About as close as you can get to drinking a Cadbury caramel chocolate bar. It is thick, yes. It is sweet, yes. It is boozy, yes. It still hit me in a good place.
Chocolate, mellow, sweet notes of rum. Slightest hint of coconut. Smooth caramel finish.
The spicier one of the two, with a slightly more cola-like character to the flavor, but still really good.
A smooth dark lager with lots of caramel. Lightly sweet. Just enough roast to balance.
Lots of citrus, lots of banana. It's really easy to see where the hybrid bits meet here, plus it's tasty!
Lemon-pine, cereal-sweet. This has a dessert bar appeal without being over the top.
Coffee, light caramel. This was really good (and seemingly better than last time). This is an exemplary flight overall.
I don't know if this is the same as the old Nut Brown so I'm logging it separately for now. This is a very solid brown, with a toasty, dry cracker character.
Less toasty than the brown, slightly fruity on the nose. Finishes bitter. This is hoppy for a Scotch ale.
Briefly tastes like a pilsner but gets very hoppy very quickly. I'd say this ventures clearly into IPA territory. It's especially bitter on the back end, but I guess I do taste honey?
Prickly and acrid. I guess you have to go somewhere if the Boss was already where an IPA usually is.

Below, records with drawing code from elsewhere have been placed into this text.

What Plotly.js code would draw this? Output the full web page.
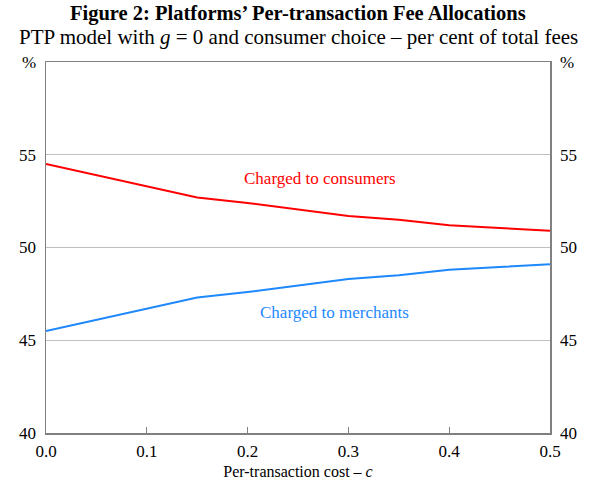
<!DOCTYPE html>
<html>
<head>
<meta charset="utf-8">
<script src="https://cdn.plot.ly/plotly-3.0.1.min.js"></script>
<style>body{margin:0;padding:0;background:#fff;}#chart{width:600px;height:482px;}</style>
</head>
<body>
<div id="chart"></div>
<script>
var cost = [0, 0.05, 0.1, 0.15, 0.2, 0.25, 0.3, 0.35, 0.4, 0.45, 0.5];
var consumers = [54.5, 53.9, 53.3, 52.7, 52.4, 52.05, 51.7, 51.5, 51.2, 51.05, 50.9];
var merchants = [45.5, 46.1, 46.7, 47.3, 47.6, 47.95, 48.3, 48.5, 48.8, 48.95, 49.1];
var yTicks = [40, 45, 50, 55, 60];
var yTickLabels = ['40', '45', '50', '55', '%'];
var xTicks = [0, 0.1, 0.2, 0.3, 0.4, 0.5];
var xTickLabels = ['0.0', '0.1', '0.2', '0.3', '0.4', '0.5'];

var font = 'Liberation Serif, Times New Roman, serif';
var traces = [
  {x: cost, y: consumers, mode: 'lines', line: {color: '#ff0000', width: 2}, hoverinfo: 'none'},
  {x: cost, y: merchants, mode: 'lines', line: {color: '#1e88ff', width: 2}, hoverinfo: 'none'},
  {x: cost, y: merchants, yaxis: 'y2', mode: 'lines', line: {width: 0}, opacity: 0, hoverinfo: 'none'}
];
var yax = {
  range: [40, 60], tickvals: yTicks, ticktext: yTickLabels, showgrid: true, gridcolor: '#c0c0c0', gridwidth: 1,
  showline: true, linecolor: '#808080', linewidth: 1.5, ticks: '', zeroline: false, ticklabelstandoff: 5,
  tickfont: {family: font, size: 17, color: '#000'}, fixedrange: true
};
var layout = {
  width: 600, height: 482,
  margin: {l: 46, r: 50, t: 62, b: 49},
  paper_bgcolor: '#fff', plot_bgcolor: '#fff',
  showlegend: false,
  xaxis: {
    range: [0, 0.5], tickvals: xTicks, ticktext: xTickLabels, showgrid: false, zeroline: false,
    showline: true, mirror: true, linecolor: '#808080', linewidth: 1.5,
    ticks: 'inside', ticklen: 6, tickcolor: '#808080', tickwidth: 1, ticklabelstandoff: 2,
    tickfont: {family: font, size: 17, color: '#000'},
    title: {text: 'Per-transaction cost – <i>c</i>', font: {family: font, size: 16, color: '#000'}, standoff: 6}
  },
  yaxis: yax,
  yaxis2: Object.assign({}, yax, {overlaying: 'y', side: 'right', showgrid: false}),
  annotations: [
    {text: '<b>Figure 2: Platforms’ Per-transaction Fee Allocations</b>', xref: 'paper', yref: 'paper', x: 0.5, y: 1, yanchor: 'middle', yshift: 49, showarrow: false, font: {family: font, size: 20.5, color: '#000'}},
    {text: 'PTP model with <i>g</i> = 0 and consumer choice – per cent of total fees', xref: 'paper', yref: 'paper', x: 0.5, y: 1, yanchor: 'middle', yshift: 25, showarrow: false, font: {family: font, size: 21, color: '#000'}},
    {text: 'Charged to consumers', x: 0.272, y: 53.7, showarrow: false, font: {family: font, size: 17, color: '#ff0000'}},
    {text: 'Charged to merchants', x: 0.286, y: 46.5, showarrow: false, font: {family: font, size: 17, color: '#1e88ff'}}
  ]
};
Plotly.newPlot('chart', traces, layout, {staticPlot: true});
</script>
</body>
</html>
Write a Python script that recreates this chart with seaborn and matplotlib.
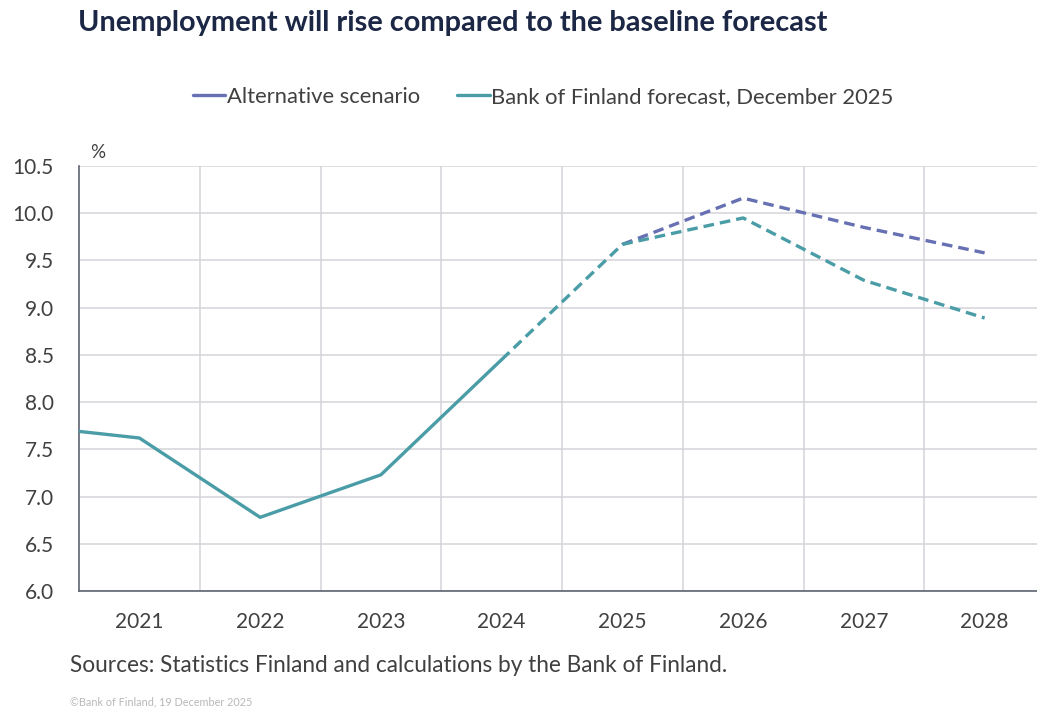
import matplotlib
matplotlib.use("Agg")
import matplotlib.pyplot as plt
from matplotlib.lines import Line2D
import numpy as np
import pandas as pd
import seaborn as sns

# Data (annual unemployment rate, %)
years = [2020, 2021, 2022, 2023, 2024, 2025, 2026, 2027, 2028]
baseline = [7.76, 7.62, 6.78, 7.23, 8.45, 9.67, 9.95, 9.29, 8.89]
alt_years = [2025, 2026, 2027, 2028]
alternative = [9.67, 10.16, 9.85, 9.58]
last_actual = 2024

tick_years = [2021, 2022, 2023, 2024, 2025, 2026, 2027, 2028]
y_ticks = [6.0, 6.5, 7.0, 7.5, 8.0, 8.5, 9.0, 9.5, 10.0, 10.5]

TEAL = "#4a9da6"
PURPLE = "#6670b2"
NAVY = "#1b2744"
TEXT = "#404040"
GRID = "#d3d3da"

sns.set_theme(style="white")
plt.rcParams["font.family"] = ["Lato", "DejaVu Sans"]

df = pd.DataFrame({"year": years, "value": baseline})
actual = df[df["year"] <= last_actual]
forecast = df[df["year"] >= last_actual]
alt = pd.DataFrame({"year": alt_years, "value": alternative})

fig = plt.figure(figsize=(10.37, 7.09), dpi=100)
ax = fig.add_axes([79 / 1037, 118 / 709, (1045 - 79) / 1037, 425 / 709])

lw = 2.4
sns.lineplot(data=alt, x="year", y="value", ax=ax, color=PURPLE, linewidth=lw,
             linestyle=(0, (3.2, 1.8)), zorder=3)
sns.lineplot(data=forecast, x="year", y="value", ax=ax, color=TEAL, linewidth=lw,
             linestyle=(0, (3.2, 1.8)), zorder=4)
sns.lineplot(data=actual, x="year", y="value", ax=ax, color=TEAL, linewidth=lw,
             zorder=4)

ax.set_xlim(2020.5, 2028.5)
ax.set_ylim(6.0, 10.5)
ax.set_yticks(y_ticks)
ax.set_yticklabels([f"{v:.1f}" for v in y_ticks])
ax.set_xticks(tick_years)
ax.set_xticklabels([str(y) for y in tick_years])
ax.set_xticks([y + 0.5 for y in tick_years[:-1]], minor=True)
ax.set_xlabel("")
ax.set_ylabel("")

ax.grid(False)
ax.yaxis.grid(True, color=GRID, linewidth=1.1)
ax.xaxis.grid(True, which="minor", color=GRID, linewidth=1.1)
ax.set_axisbelow(True)
ax.tick_params(axis="both", which="both", length=0, labelsize=15, colors=TEXT)
ax.tick_params(axis="x", pad=15)
ax.tick_params(axis="y", pad=18)
for side in ("top", "right"):
    ax.spines[side].set_visible(False)
for side in ("left", "bottom"):
    ax.spines[side].set_color("#5e6472")
    ax.spines[side].set_linewidth(1.2)

ax.text(0.011, 1.012, "%", transform=ax.transAxes, fontsize=13.5, color=TEXT,
        ha="left", va="bottom")

handles = [Line2D([], [], color=PURPLE, linewidth=lw),
           Line2D([], [], color=TEAL, linewidth=lw)]
fig.legend(handles, ["Alternative scenario", "Bank of Finland forecast, December 2025"],
           loc="center", bbox_to_anchor=(543 / 1037, 1 - 97 / 709), ncol=2,
           frameon=False, fontsize=15.8, handlelength=1.5, handletextpad=0.05,
           columnspacing=1.7, labelcolor=TEXT)

fig.text(78 / 1037, 1 - 23 / 709, "Unemployment will rise compared to the baseline forecast",
         fontsize=20.8, fontweight="bold", color=NAVY, ha="left", va="center")
fig.text(70 / 1037, 1 - 665 / 709, "Sources: Statistics Finland and calculations by the Bank of Finland.",
         fontsize=16.3, color=TEXT, ha="left", va="center")
fig.text(70 / 1037, 1 - 702 / 709, "©Bank of Finland, 19 December 2025",
         fontsize=7.8, color="#b8b8b8", ha="left", va="center")

fig.savefig("out.png", dpi=100)
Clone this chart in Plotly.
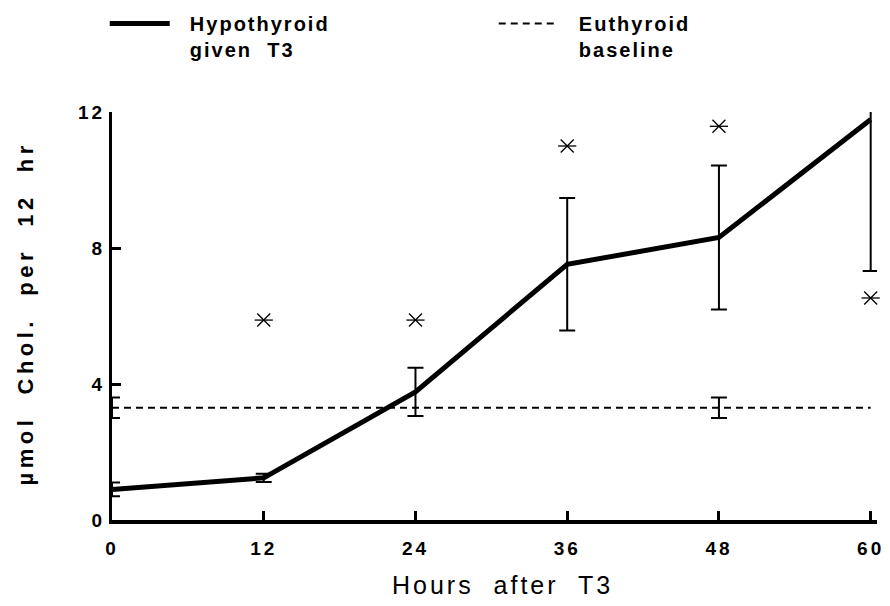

Once again, this was quite sour, Flanders-like, but with a brightness that is IMO off-putting. Bears no resemblance at all to the Brown Ale in this flight, which is what I'd hoped for. I don't know why I keep taking chances with the barrel aged beers here; they've all been like this.
A really nice counterpoint to the House of Pancakes. Smells strongly of peanut butter; the beer itself is thinnish and only mildly sweet, which is nice and kind of lets a base flavor of beer poke through. More peanut butter cereal milk than it is a brownie, but I liked it.
Undoubtedly weird. More campfire than bacon but you can squint and taste it, but the weird thing about this is that it's quite sour. Tart citrus, like someone took lemon juice to the cast-iron after finishing the bacon? It's an interesting smoky sour, but what I don't get at all between all of it is maple or pancakes.
I think if there was an ideal West Coast IPA this would be pretty close to it. Lager-like in opening, with clean cereal notes, which transitions to measured piney hops. Finishes with a strong but not pithy bitterness.
Delicious and sweet; light. If uncomplicated.